Вспомним женщину, уличенную в прелюбодеянии. Нам неизвестна история ее любви; но, должно быть, любовь та была велика, ибо Иисус сказал, что ее грех ей отпущен, — не потому, что она покаялась, но потому, что любовь ее была так сильна и прекрасна. Позже, незадолго до его распятия, когда восседал Он в кругу учеников, вошла та женщина и окропила главу Его дорогими благовониями. Ученики попытались воспрепятствовать ей, говоря, что это блажь и что деньги, истраченные на те благовония, надобно было бы потратить на милостыню нуждающимся или на какое-либо иное благое деяние. Иисус не поддержал их, дав понять, что хоть материальные потребности Человека огромны и несть им конца, но духовные потребности его еще огромней и что однажды, в божественный миг, обнаружив в себе индивидуальное волеизъявление, личность способна возвыситься до сойершенства. И до сих пор люди почитают ту женщину как святую.
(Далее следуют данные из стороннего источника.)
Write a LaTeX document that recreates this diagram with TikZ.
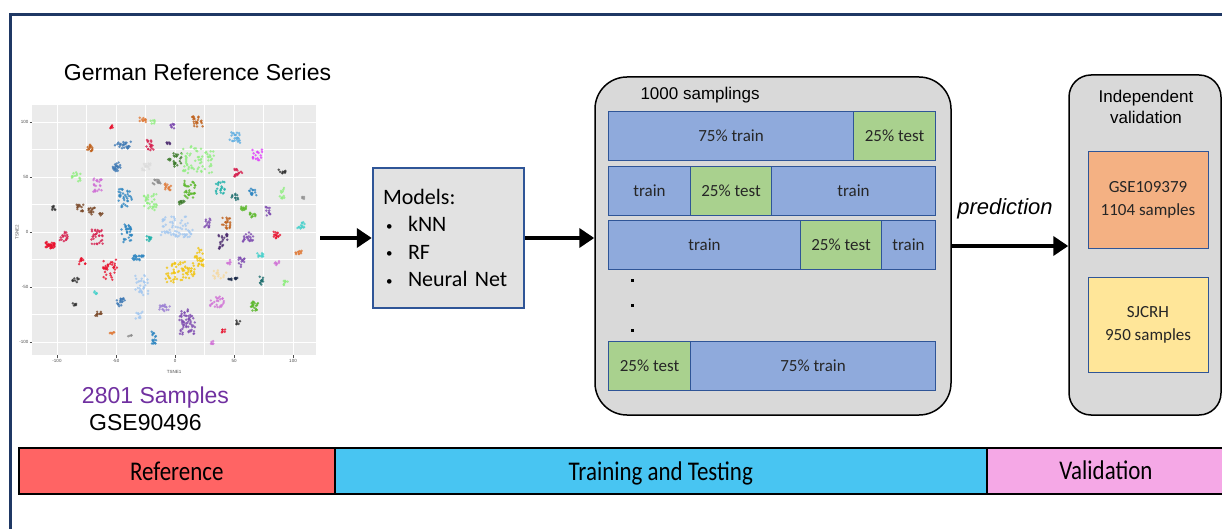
\documentclass[tikz,border=0pt]{standalone}
\usepackage{fontspec}
\setmainfont{Liberation Sans}
\newfontfamily\calfont{Carlito}
\newfontfamily\barfont[FakeStretch=0.85]{Carlito}
\usetikzlibrary{arrows.meta}

% palette
\definecolor{framenavy}{HTML}{1F3864}
\definecolor{boxblue}{HTML}{2F5597}
\definecolor{segblue}{HTML}{8FAADC}
\definecolor{seggreen}{HTML}{A9D18E}
\definecolor{panelgray}{HTML}{D9D9D9}
\definecolor{modelgray}{HTML}{E2E2E2}
\definecolor{valorange}{HTML}{F4B183}
\definecolor{valyellow}{HTML}{FFE699}
\definecolor{refred}{HTML}{FF6464}
\definecolor{traincyan}{HTML}{48C5F2}
\definecolor{valpink}{HTML}{F5A8E6}
\definecolor{sampurple}{HTML}{7030A0}
\definecolor{plotbg}{HTML}{EBEBEB}
\definecolor{ticktext}{HTML}{4D4D4D}
% cluster colours
\definecolor{cred}{HTML}{E8112D}
\definecolor{ccrimson}{HTML}{D6204F}
\definecolor{corange}{HTML}{E07B39}
\definecolor{cbrownor}{HTML}{C0601A}
\definecolor{cbrown}{HTML}{7B4A2A}
\definecolor{clgreen}{HTML}{90EE80}
\definecolor{cgreen}{HTML}{5CB82C}
\definecolor{cdkgreen}{HTML}{3B7A2A}
\definecolor{clblue}{HTML}{A4C8F0}
\definecolor{csky}{HTML}{5DADE2}
\definecolor{cblue}{HTML}{2E86C1}
\definecolor{csteel}{HTML}{3D78B4}
\definecolor{cteal}{HTML}{20B2AA}
\definecolor{cdkteal}{HTML}{1E6E6E}
\definecolor{cpurple}{HTML}{7E4BB0}
\definecolor{cdkpurple}{HTML}{4B2A6E}
\definecolor{cviolet}{HTML}{D070D6}
\definecolor{cmagenta}{HTML}{E040FB}
\definecolor{cgold}{HTML}{F1C40F}
\definecolor{clgold}{HTML}{F5D9A0}
\definecolor{cgray}{HTML}{8A8A8A}
\definecolor{clgray}{HTML}{DDDDDD}
\definecolor{cdark}{HTML}{333333}
\definecolor{cnavy}{HTML}{1B2A49}
\definecolor{ccyan}{HTML}{48D1CC}
\definecolor{clav}{HTML}{9B7FD4}

\tikzset{
  bigarrow/.style={line width=4.5pt, -{Triangle[length=15pt,width=19pt]}},
  seg/.style={draw=boxblue, line width=1pt, minimum height=49pt, inner sep=0pt,
    anchor=north west, text=black!85, font=\calfont\fontsize{17}{20}\selectfont},
  trainseg/.style={seg, fill=segblue},
  testseg/.style={seg, fill=seggreen},
  valbox/.style={draw=boxblue, line width=1pt, minimum width=120pt, minimum height=96pt,
    inner sep=0pt, align=center, text=black!85, font=\calfont\fontsize{17}{23}\selectfont},
  barcell/.style={draw=black, line width=1.6pt, minimum height=46pt, inner sep=0pt,
    text depth=0pt, anchor=north west, font=\barfont\fontsize{27}{30}\selectfont},
  tick/.style={text=ticktext, font=\fontsize{4.5}{5}\selectfont, inner sep=1pt},
}

% one cluster of the embedding: x, y, colour, count, x-spread, y-spread
\newcommand\blob[6]{%
  \pgfmathtruncatemacro\blobn{1.7*#4+1}%
  \foreach \k in {1,...,\blobn}{%
    \fill[#3, opacity=.8] ({#1+#5*1.15*rand},{#2+#6*1.15*rand}) circle (1.35);}}
\newcommand\bul{\makebox[25pt][l]{\hspace{3pt}\raisebox{1.5pt}{\fontsize{13}{13}\selectfont •}}}

\begin{document}
\begin{tikzpicture}[x=1pt, y=-1pt]
\useasboundingbox (0,0) rectangle (1222,529);
\pgfmathsetseed{4711}

% outer frame
\draw[framenavy, line width=3pt] (10,529) -- (10,15) -- (1222,15);

% ---------- reference data set ----------
\node (title) at (197.5,72) {\fontsize{23}{26}\selectfont German Reference Series};

\node[fill=plotbg, minimum width=284pt, minimum height=250pt, inner sep=0pt] (plot) at (174,230) {};
% grid
\foreach \v in {-75,-25,25,75}{
  \draw[white, line width=.4pt] ({175+1.18*\v},105) -- ({175+1.18*\v},355);
  \draw[white, line width=.4pt] (32,{232-1.1*\v}) -- (316,{232-1.1*\v});}
\foreach \v in {-100,-50,0,50,100}{
  \draw[white, line width=.9pt] ({175+1.18*\v},105) -- ({175+1.18*\v},355);
  \draw[white, line width=.9pt] (32,{232-1.1*\v}) -- (316,{232-1.1*\v});
  \draw[ticktext, line width=.4pt] ({175+1.18*\v},355) -- ({175+1.18*\v},357.5);
  \draw[ticktext, line width=.4pt] (29.5,{232-1.1*\v}) -- (32,{232-1.1*\v});
  \node[tick, anchor=north] (xt\v) at ({175+1.18*\v},358) {\v};
  \node[tick, anchor=east] (yt\v) at (29.5,{232-1.1*\v}) {\v};}
\node[tick] (xlab) at (174,372) {TSNE1};
\node[tick, rotate=90] (ylab) at (17,232) {TSNE2};

% clusters
\blob{143}{120}{corange}{6}{3}{2}
\blob{153}{122}{clgreen}{3}{2}{2}
\blob{197}{122}{cbrownor}{12}{5}{5}
\blob{111}{127}{cred}{3}{1.5}{1.5}
\blob{173}{127}{cpurple}{5}{2}{3}
\blob{235}{137}{csky}{14}{5}{5}
\blob{89}{148}{cbrownor}{8}{3}{3}
\blob{123}{145}{csteel}{14}{7}{3}
\blob{150}{145}{ccrimson}{10}{3}{5}
\blob{168}{143}{cdkpurple}{3}{2}{1.5}
\blob{175}{160}{cdkgreen}{14}{6}{6}
\blob{198}{160}{clgreen}{40}{14}{12}
\blob{258}{155}{cmagenta}{10}{5}{5}
\blob{116}{167}{csteel}{12}{4}{4}
\blob{146}{167}{clgray}{10}{4}{3}
\blob{238}{172}{ccrimson}{10}{4}{4}
\blob{282}{172}{cdark}{5}{3}{2}
\blob{76}{177}{clgreen}{8}{4}{4}
\blob{97}{185}{cviolet}{14}{4}{6}
\blob{157}{182}{cgray}{7}{4}{2}
\blob{168}{187}{corange}{8}{3}{3}
\blob{190}{190}{cgreen}{20}{5}{8}
\blob{220}{188}{cteal}{12}{4}{6}
\blob{235}{197}{cdkteal}{6}{3}{3}
\blob{253}{192}{cblue}{8}{4}{3}
\blob{282}{193}{clgreen}{6}{2}{5}
\blob{303}{198}{cgray}{2}{1}{1}
\blob{125}{198}{cblue}{20}{6}{8}
\blob{150}{202}{clgreen}{18}{6}{7}
\blob{182}{203}{cdkgreen}{6}{3}{2}
\blob{53}{208}{cdark}{4}{2}{2}
\blob{80}{208}{cbrown}{8}{3}{3}
\blob{92}{211}{cbrown}{8}{3}{3}
\blob{101}{214}{cbrown}{3}{2}{2}
\blob{243}{208}{cgreen}{6}{3}{2}
\blob{253}{215}{cgreen}{6}{3}{2}
\blob{268}{211}{cpurple}{6}{2}{4}
\blob{177}{227}{clblue}{40}{14}{9}
\blob{207}{222}{cpurple}{8}{3}{5}
\blob{226}{223}{cbrownor}{12}{4}{5}
\blob{300}{225}{ccyan}{8}{4}{3}
\blob{50}{245}{cred}{20}{4}{3}
\blob{63}{237}{ccrimson}{10}{4}{5}
\blob{97}{237}{ccrimson}{18}{5}{7}
\blob{127}{233}{cblue}{20}{5}{8}
\blob{149}{239}{cteal}{6}{2}{3}
\blob{223}{242}{cdkpurple}{12}{4}{7}
\blob{248}{237}{cpurple}{12}{5}{4}
\blob{277}{235}{cred}{8}{3}{3}
\blob{299}{253}{corange}{6}{3}{2}
\blob{260}{255}{ccyan}{6}{3}{2}
\blob{138}{258}{cblue}{12}{5}{3}
\blob{82}{261}{cred}{6}{3}{3}
\blob{277}{262}{cviolet}{4}{2}{3}
\blob{229}{262}{cviolet}{3}{2}{2}
\blob{242}{262}{cpurple}{8}{3}{5}
\blob{110}{270}{cred}{20}{6}{9}
\blob{180}{272}{cgold}{40}{13}{9}
\blob{199}{257}{cgold}{15}{4}{9}
\blob{220}{275}{clgold}{8}{6}{5}
\blob{76}{280}{cdark}{5}{3}{2}
\blob{142}{285}{clblue}{18}{6}{9}
\blob{233}{280}{cnavy}{6}{4}{2}
\blob{262}{280}{cdkteal}{6}{2}{4}
\blob{285}{283}{clgreen}{5}{3}{2}
\blob{95}{293}{ccyan}{3}{2}{1.5}
\blob{121}{302}{csteel}{10}{4}{4}
\blob{217}{302}{cviolet}{14}{6}{5}
\blob{255}{306}{cgreen}{12}{4}{4}
\blob{75}{305}{cdark}{3}{2}{1.5}
\blob{98}{314}{cbrown}{6}{3}{2}
\blob{165}{308}{clav}{10}{5}{3}
\blob{187}{322}{cpurple}{35}{7}{11}
\blob{139}{315}{clblue}{6}{3}{3}
\blob{238}{322}{cdark}{3}{2}{2}
\blob{112}{333}{corange}{3}{2}{1.5}
\blob{130}{337}{cgray}{2}{1.5}{1.5}
\blob{154}{337}{cblue}{10}{2}{6}
\blob{224}{331}{cred}{3}{2}{1.5}
\blob{212}{343}{cviolet}{3}{1.5}{2}

\node[text=sampurple] (nsamp) at (155.5,398) {\fontsize{23}{26}\selectfont 2801 Samples};
\node (gse) at (145.5,423) {\fontsize{23}{26}\selectfont GSE90496};

% ---------- models ----------
\node[draw=boxblue, fill=modelgray, line width=2.5pt, minimum width=151pt, minimum height=140pt,
  inner sep=10pt, text width=131pt, align=left,
  font=\calfont\fontsize{22}{27.5}\selectfont] (models) at (448.5,238)
  {Models:\\
   \bul kNN\\
   \bul RF\\
   \bul Neural Net};

% ---------- resampling ----------
\node[draw=black, fill=panelgray, line width=1.5pt, rounded corners=32pt,
  minimum width=356pt, minimum height=338pt, inner sep=0pt] (samp) at (773,246) {};
\node[anchor=west] (samplabel) at (637,95) {\fontsize{17}{20}\selectfont 1000 samplings};

\node[trainseg, minimum width=245pt] (r1a) at (608,111) {75\% train};
\node[testseg,  minimum width=82pt]  (r1b) at (853,111) {25\% test};
\node[trainseg, minimum width=82pt]  (r2a) at (608,166) {train};
\node[testseg,  minimum width=81pt]  (r2b) at (690,166) {25\% test};
\node[trainseg, minimum width=164pt] (r2c) at (771,166) {train};
\node[trainseg, minimum width=192pt] (r3a) at (608,220) {train};
\node[testseg,  minimum width=81pt]  (r3b) at (800,220) {25\% test};
\node[trainseg, minimum width=54pt]  (r3c) at (881,220) {train};
\node[testseg,  minimum width=82pt]  (r4a) at (608,341) {25\% test};
\node[trainseg, minimum width=245pt] (r4b) at (690,341) {75\% train};
\foreach \yy in {280,305,330}
  \fill[black] (630.5,\yy-1.5) rectangle (633.5,\yy+1.5);

% ---------- validation ----------
\node[draw=black, fill=panelgray, line width=1.5pt, rounded corners=22pt,
  minimum width=152pt, minimum height=340pt, inner sep=0pt] (val) at (1145,245) {};
\node[align=center, font=\fontsize{17}{21}\selectfont] (vallabel) at (1146,107)
  {Independent\\validation};
\node[valbox, fill=valorange] (gse2) at (1148,200) {GSE109379\\1104 samples};
\node[valbox, fill=valyellow, minimum height=95pt] (sjcrh) at (1148,324.5) {SJCRH\\950 samples};

% ---------- flow ----------
\draw[bigarrow, shorten <=4pt] (models.west -| plot.east) -- (models.west);
\draw[bigarrow] (models.east) -- (models.east -| samp.west);
\draw[bigarrow] (samp.east) -- (samp.east -| val.west);
\node[font=\itshape\fontsize{22}{25}\selectfont] (pred) at (1005,209) {prediction};

% ---------- phase bar ----------
\node[barcell, fill=refred, minimum width=316pt] (bref) at (18,447) {Reference};
\node[barcell, fill=traincyan, minimum width=652pt] (btrain) at (334,447) {Training and Testing};
\node[barcell, fill=valpink, minimum width=260pt] (bval) at (986,447) {};
\node[text depth=0pt, font=\barfont\fontsize{27}{30}\selectfont] (bvaltext) at (1106,470) {Validation};

\end{tikzpicture}
\end{document}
Что же, Индивидуализм содержит и спорные моменты. Скажем, Социализмом семейная жизнь отрицается. С отменой частной собственности брак в его нынешнем виде должен исчезнуть. Такова часть социалистической программы. Индивидуализм, принимая этот тезис, совершенствует его. В результате вместо упраздняемых законодательных уз появится такая разновидность свободы, которая будет способствовать более полному развитию личности и которая сделает любовь между мужчиной и женщиной еще удивительней, еще краше, еще благородней. То же предвидел и Иисус. Он отрицал законы семейственности, хотя они были весьма крепки в те времена и в том обществе. «Кто матерь Моя? и кто братья Мои?» — вопрошал Он, когда услыхал, что те желают говорить с Ним. Когда один из учеников попросил отпустить его, чтобы похоронить отца, ужасен был ответ Его: «Предоставь мертвым погребать своих мертвецов». Он никому не желал позволять покушаться на свободу личности.